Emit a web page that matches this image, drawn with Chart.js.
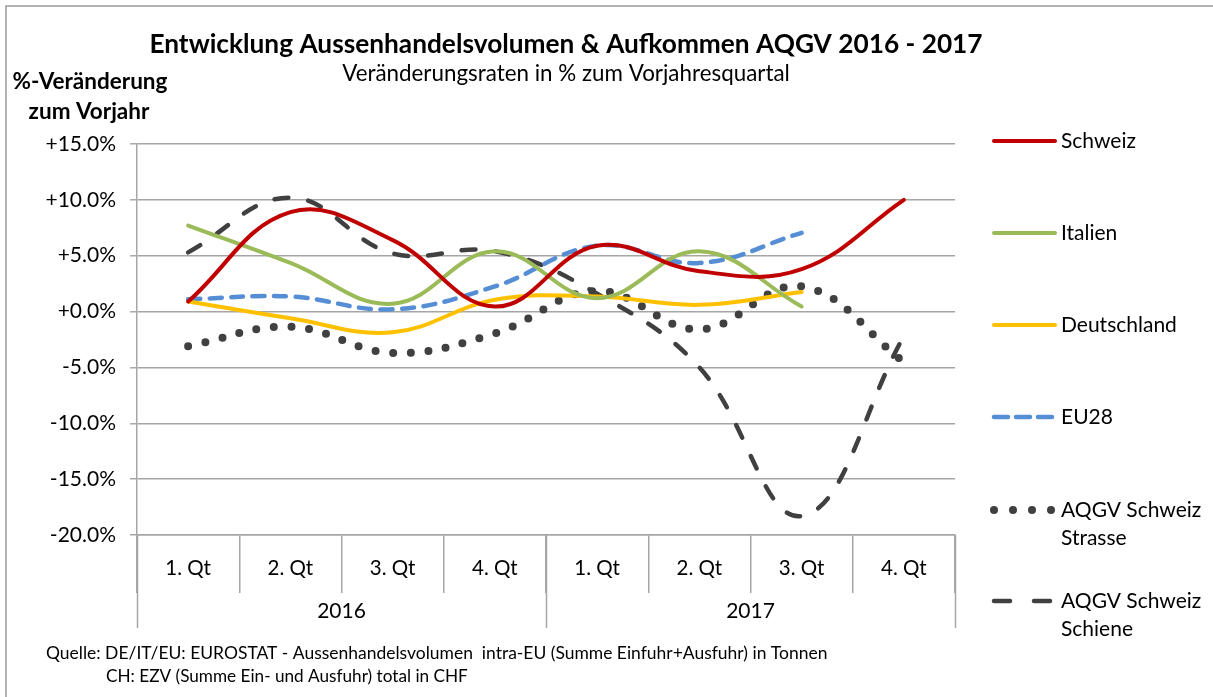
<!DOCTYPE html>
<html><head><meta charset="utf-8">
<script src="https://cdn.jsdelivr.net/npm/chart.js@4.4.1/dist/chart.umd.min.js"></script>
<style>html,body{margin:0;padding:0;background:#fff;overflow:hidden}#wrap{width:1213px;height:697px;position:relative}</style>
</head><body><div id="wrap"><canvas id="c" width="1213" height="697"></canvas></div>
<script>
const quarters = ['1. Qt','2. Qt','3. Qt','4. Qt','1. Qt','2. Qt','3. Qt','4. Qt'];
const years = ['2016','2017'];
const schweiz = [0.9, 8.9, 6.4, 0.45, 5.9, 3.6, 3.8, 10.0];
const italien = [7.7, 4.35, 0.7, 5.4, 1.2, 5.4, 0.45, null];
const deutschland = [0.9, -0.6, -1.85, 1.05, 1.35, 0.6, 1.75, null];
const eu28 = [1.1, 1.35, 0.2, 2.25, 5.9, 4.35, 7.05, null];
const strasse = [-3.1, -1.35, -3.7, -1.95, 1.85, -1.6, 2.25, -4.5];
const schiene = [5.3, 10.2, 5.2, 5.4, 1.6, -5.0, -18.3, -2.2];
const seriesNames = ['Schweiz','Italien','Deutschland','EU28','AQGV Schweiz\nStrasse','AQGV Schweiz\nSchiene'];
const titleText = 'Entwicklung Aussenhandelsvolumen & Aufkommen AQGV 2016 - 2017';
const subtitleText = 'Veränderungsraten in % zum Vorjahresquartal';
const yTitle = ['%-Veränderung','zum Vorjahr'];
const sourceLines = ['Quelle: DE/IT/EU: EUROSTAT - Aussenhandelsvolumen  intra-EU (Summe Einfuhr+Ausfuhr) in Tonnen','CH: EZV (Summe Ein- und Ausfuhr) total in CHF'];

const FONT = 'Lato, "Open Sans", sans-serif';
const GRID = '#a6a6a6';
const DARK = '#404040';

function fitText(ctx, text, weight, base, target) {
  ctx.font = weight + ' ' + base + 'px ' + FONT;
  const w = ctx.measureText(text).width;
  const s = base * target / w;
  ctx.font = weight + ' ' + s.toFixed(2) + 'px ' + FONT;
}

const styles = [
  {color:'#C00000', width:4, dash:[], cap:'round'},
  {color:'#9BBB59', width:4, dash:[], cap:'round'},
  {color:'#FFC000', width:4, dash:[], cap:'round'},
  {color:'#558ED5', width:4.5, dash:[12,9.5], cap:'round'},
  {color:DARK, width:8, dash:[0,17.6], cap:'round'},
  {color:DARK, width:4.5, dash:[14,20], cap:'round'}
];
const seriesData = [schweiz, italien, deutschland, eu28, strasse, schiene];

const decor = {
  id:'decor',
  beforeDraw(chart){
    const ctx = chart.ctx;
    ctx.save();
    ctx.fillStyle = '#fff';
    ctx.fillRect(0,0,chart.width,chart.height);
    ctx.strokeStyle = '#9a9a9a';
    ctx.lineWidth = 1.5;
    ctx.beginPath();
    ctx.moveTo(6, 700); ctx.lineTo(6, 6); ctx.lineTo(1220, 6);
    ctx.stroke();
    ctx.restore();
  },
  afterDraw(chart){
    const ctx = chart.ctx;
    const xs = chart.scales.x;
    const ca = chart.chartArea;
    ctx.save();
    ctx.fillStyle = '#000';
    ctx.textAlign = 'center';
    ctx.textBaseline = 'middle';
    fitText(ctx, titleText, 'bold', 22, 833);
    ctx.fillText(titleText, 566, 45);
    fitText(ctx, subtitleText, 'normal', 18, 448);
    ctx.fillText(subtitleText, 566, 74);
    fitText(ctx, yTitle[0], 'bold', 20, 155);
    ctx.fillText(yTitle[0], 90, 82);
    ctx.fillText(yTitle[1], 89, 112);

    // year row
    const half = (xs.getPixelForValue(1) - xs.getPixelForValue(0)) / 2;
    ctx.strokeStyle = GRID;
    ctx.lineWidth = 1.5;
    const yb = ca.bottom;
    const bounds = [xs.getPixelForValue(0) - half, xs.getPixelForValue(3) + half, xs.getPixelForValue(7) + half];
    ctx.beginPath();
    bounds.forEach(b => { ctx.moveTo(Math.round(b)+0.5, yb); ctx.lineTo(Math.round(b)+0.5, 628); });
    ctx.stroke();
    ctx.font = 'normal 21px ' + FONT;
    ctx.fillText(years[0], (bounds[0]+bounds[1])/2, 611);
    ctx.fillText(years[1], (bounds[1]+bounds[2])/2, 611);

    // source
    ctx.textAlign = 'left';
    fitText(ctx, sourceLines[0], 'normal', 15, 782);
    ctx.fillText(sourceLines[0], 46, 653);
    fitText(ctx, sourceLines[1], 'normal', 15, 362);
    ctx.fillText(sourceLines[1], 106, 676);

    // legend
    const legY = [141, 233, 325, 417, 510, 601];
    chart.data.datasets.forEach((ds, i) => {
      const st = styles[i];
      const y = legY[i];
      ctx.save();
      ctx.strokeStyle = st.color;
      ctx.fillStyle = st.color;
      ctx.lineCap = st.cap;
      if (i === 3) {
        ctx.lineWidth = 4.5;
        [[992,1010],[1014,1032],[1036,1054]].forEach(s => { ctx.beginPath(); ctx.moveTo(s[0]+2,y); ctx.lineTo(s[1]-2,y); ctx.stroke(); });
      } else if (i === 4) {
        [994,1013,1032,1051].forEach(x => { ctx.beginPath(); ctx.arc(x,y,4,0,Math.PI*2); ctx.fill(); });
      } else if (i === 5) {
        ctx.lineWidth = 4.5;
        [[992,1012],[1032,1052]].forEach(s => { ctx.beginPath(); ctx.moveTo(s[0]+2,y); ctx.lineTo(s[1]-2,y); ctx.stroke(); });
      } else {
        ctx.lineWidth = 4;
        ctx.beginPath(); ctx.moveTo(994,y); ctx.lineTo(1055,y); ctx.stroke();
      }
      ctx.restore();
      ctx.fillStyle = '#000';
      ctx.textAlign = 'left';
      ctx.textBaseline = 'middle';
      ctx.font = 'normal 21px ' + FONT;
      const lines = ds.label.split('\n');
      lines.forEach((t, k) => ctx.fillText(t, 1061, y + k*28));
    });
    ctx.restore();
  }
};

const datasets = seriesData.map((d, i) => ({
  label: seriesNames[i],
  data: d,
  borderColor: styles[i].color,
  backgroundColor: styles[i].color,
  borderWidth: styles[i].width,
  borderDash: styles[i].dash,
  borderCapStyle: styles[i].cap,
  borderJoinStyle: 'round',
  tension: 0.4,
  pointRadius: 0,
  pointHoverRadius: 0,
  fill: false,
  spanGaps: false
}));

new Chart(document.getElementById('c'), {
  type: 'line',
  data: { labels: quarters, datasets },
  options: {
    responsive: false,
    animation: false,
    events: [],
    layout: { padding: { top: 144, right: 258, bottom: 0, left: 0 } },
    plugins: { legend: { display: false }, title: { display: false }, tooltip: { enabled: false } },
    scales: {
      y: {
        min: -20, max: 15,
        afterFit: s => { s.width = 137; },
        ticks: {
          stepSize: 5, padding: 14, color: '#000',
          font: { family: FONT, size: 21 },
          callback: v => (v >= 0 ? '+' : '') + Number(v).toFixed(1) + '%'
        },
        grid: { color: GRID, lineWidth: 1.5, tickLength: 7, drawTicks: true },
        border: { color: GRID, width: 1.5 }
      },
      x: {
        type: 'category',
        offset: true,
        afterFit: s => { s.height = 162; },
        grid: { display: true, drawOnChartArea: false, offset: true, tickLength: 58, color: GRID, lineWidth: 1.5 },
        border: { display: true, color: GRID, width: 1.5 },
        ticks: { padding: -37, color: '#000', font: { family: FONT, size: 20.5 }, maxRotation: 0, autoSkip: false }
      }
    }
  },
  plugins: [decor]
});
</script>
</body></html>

:::::

* **The task**
Without the images, write out each line of the data verbatim.

* **Task response**
Emit a web page that matches this image, drawn with Chart.js.
<!DOCTYPE html>
<html><head><meta charset="utf-8">
<script src="https://cdn.jsdelivr.net/npm/chart.js@4.4.1/dist/chart.umd.min.js"></script>
<style>html,body{margin:0;padding:0;background:#fff;overflow:hidden}#wrap{width:1213px;height:697px;position:relative}</style>
</head><body><div id="wrap"><canvas id="c" width="1213" height="697"></canvas></div>
<script>
const quarters = ['1. Qt','2. Qt','3. Qt','4. Qt','1. Qt','2. Qt','3. Qt','4. Qt'];
const years = ['2016','2017'];
const schweiz = [0.9, 8.9, 6.4, 0.45, 5.9, 3.6, 3.8, 10.0];
const italien = [7.7, 4.35, 0.7, 5.4, 1.2, 5.4, 0.45, null];
const deutschland = [0.9, -0.6, -1.85, 1.05, 1.35, 0.6, 1.75, null];
const eu28 = [1.1, 1.35, 0.2, 2.25, 5.9, 4.35, 7.05, null];
const strasse = [-3.1, -1.35, -3.7, -1.95, 1.85, -1.6, 2.25, -4.5];
const schiene = [5.3, 10.2, 5.2, 5.4, 1.6, -5.0, -18.3, -2.2];
const seriesNames = ['Schweiz','Italien','Deutschland','EU28','AQGV Schweiz\nStrasse','AQGV Schweiz\nSchiene'];
const titleText = 'Entwicklung Aussenhandelsvolumen & Aufkommen AQGV 2016 - 2017';
const subtitleText = 'Veränderungsraten in % zum Vorjahresquartal';
const yTitle = ['%-Veränderung','zum Vorjahr'];
const sourceLines = ['Quelle: DE/IT/EU: EUROSTAT - Aussenhandelsvolumen  intra-EU (Summe Einfuhr+Ausfuhr) in Tonnen','CH: EZV (Summe Ein- und Ausfuhr) total in CHF'];

const FONT = 'Lato, "Open Sans", sans-serif';
const GRID = '#a6a6a6';
const DARK = '#404040';

function fitText(ctx, text, weight, base, target) {
  ctx.font = weight + ' ' + base + 'px ' + FONT;
  const w = ctx.measureText(text).width;
  const s = base * target / w;
  ctx.font = weight + ' ' + s.toFixed(2) + 'px ' + FONT;
}

const styles = [
  {color:'#C00000', width:4, dash:[], cap:'round'},
  {color:'#9BBB59', width:4, dash:[], cap:'round'},
  {color:'#FFC000', width:4, dash:[], cap:'round'},
  {color:'#558ED5', width:4.5, dash:[12,9.5], cap:'round'},
  {color:DARK, width:8, dash:[0,17.6], cap:'round'},
  {color:DARK, width:4.5, dash:[14,20], cap:'round'}
];
const seriesData = [schweiz, italien, deutschland, eu28, strasse, schiene];

const decor = {
  id:'decor',
  beforeDraw(chart){
    const ctx = chart.ctx;
    ctx.save();
    ctx.fillStyle = '#fff';
    ctx.fillRect(0,0,chart.width,chart.height);
    ctx.strokeStyle = '#9a9a9a';
    ctx.lineWidth = 1.5;
    ctx.beginPath();
    ctx.moveTo(6, 700); ctx.lineTo(6, 6); ctx.lineTo(1220, 6);
    ctx.stroke();
    ctx.restore();
  },
  afterDraw(chart){
    const ctx = chart.ctx;
    const xs = chart.scales.x;
    const ca = chart.chartArea;
    ctx.save();
    ctx.fillStyle = '#000';
    ctx.textAlign = 'center';
    ctx.textBaseline = 'middle';
    fitText(ctx, titleText, 'bold', 22, 833);
    ctx.fillText(titleText, 566, 45);
    fitText(ctx, subtitleText, 'normal', 18, 448);
    ctx.fillText(subtitleText, 566, 74);
    fitText(ctx, yTitle[0], 'bold', 20, 155);
    ctx.fillText(yTitle[0], 90, 82);
    ctx.fillText(yTitle[1], 89, 112);

    // year row
    const half = (xs.getPixelForValue(1) - xs.getPixelForValue(0)) / 2;
    ctx.strokeStyle = GRID;
    ctx.lineWidth = 1.5;
    const yb = ca.bottom;
    const bounds = [xs.getPixelForValue(0) - half, xs.getPixelForValue(3) + half, xs.getPixelForValue(7) + half];
    ctx.beginPath();
    bounds.forEach(b => { ctx.moveTo(Math.round(b)+0.5, yb); ctx.lineTo(Math.round(b)+0.5, 628); });
    ctx.stroke();
    ctx.font = 'normal 21px ' + FONT;
    ctx.fillText(years[0], (bounds[0]+bounds[1])/2, 611);
    ctx.fillText(years[1], (bounds[1]+bounds[2])/2, 611);

    // source
    ctx.textAlign = 'left';
    fitText(ctx, sourceLines[0], 'normal', 15, 782);
    ctx.fillText(sourceLines[0], 46, 653);
    fitText(ctx, sourceLines[1], 'normal', 15, 362);
    ctx.fillText(sourceLines[1], 106, 676);

    // legend
    const legY = [141, 233, 325, 417, 510, 601];
    chart.data.datasets.forEach((ds, i) => {
      const st = styles[i];
      const y = legY[i];
      ctx.save();
      ctx.strokeStyle = st.color;
      ctx.fillStyle = st.color;
      ctx.lineCap = st.cap;
      if (i === 3) {
        ctx.lineWidth = 4.5;
        [[992,1010],[1014,1032],[1036,1054]].forEach(s => { ctx.beginPath(); ctx.moveTo(s[0]+2,y); ctx.lineTo(s[1]-2,y); ctx.stroke(); });
      } else if (i === 4) {
        [994,1013,1032,1051].forEach(x => { ctx.beginPath(); ctx.arc(x,y,4,0,Math.PI*2); ctx.fill(); });
      } else if (i === 5) {
        ctx.lineWidth = 4.5;
        [[992,1012],[1032,1052]].forEach(s => { ctx.beginPath(); ctx.moveTo(s[0]+2,y); ctx.lineTo(s[1]-2,y); ctx.stroke(); });
      } else {
        ctx.lineWidth = 4;
        ctx.beginPath(); ctx.moveTo(994,y); ctx.lineTo(1055,y); ctx.stroke();
      }
      ctx.restore();
      ctx.fillStyle = '#000';
      ctx.textAlign = 'left';
      ctx.textBaseline = 'middle';
      ctx.font = 'normal 21px ' + FONT;
      const lines = ds.label.split('\n');
      lines.forEach((t, k) => ctx.fillText(t, 1061, y + k*28));
    });
    ctx.restore();
  }
};

const datasets = seriesData.map((d, i) => ({
  label: seriesNames[i],
  data: d,
  borderColor: styles[i].color,
  backgroundColor: styles[i].color,
  borderWidth: styles[i].width,
  borderDash: styles[i].dash,
  borderCapStyle: styles[i].cap,
  borderJoinStyle: 'round',
  tension: 0.4,
  pointRadius: 0,
  pointHoverRadius: 0,
  fill: false,
  spanGaps: false
}));

new Chart(document.getElementById('c'), {
  type: 'line',
  data: { labels: quarters, datasets },
  options: {
    responsive: false,
    animation: false,
    events: [],
    layout: { padding: { top: 144, right: 258, bottom: 0, left: 0 } },
    plugins: { legend: { display: false }, title: { display: false }, tooltip: { enabled: false } },
    scales: {
      y: {
        min: -20, max: 15,
        afterFit: s => { s.width = 137; },
        ticks: {
          stepSize: 5, padding: 14, color: '#000',
          font: { family: FONT, size: 21 },
          callback: v => (v >= 0 ? '+' : '') + Number(v).toFixed(1) + '%'
        },
        grid: { color: GRID, lineWidth: 1.5, tickLength: 7, drawTicks: true },
        border: { color: GRID, width: 1.5 }
      },
      x: {
        type: 'category',
        offset: true,
        afterFit: s => { s.height = 162; },
        grid: { display: true, drawOnChartArea: false, offset: true, tickLength: 58, color: GRID, lineWidth: 1.5 },
        border: { display: true, color: GRID, width: 1.5 },
        ticks: { padding: -37, color: '#000', font: { family: FONT, size: 20.5 }, maxRotation: 0, autoSkip: false }
      }
    }
  },
  plugins: [decor]
});
</script>
</body></html>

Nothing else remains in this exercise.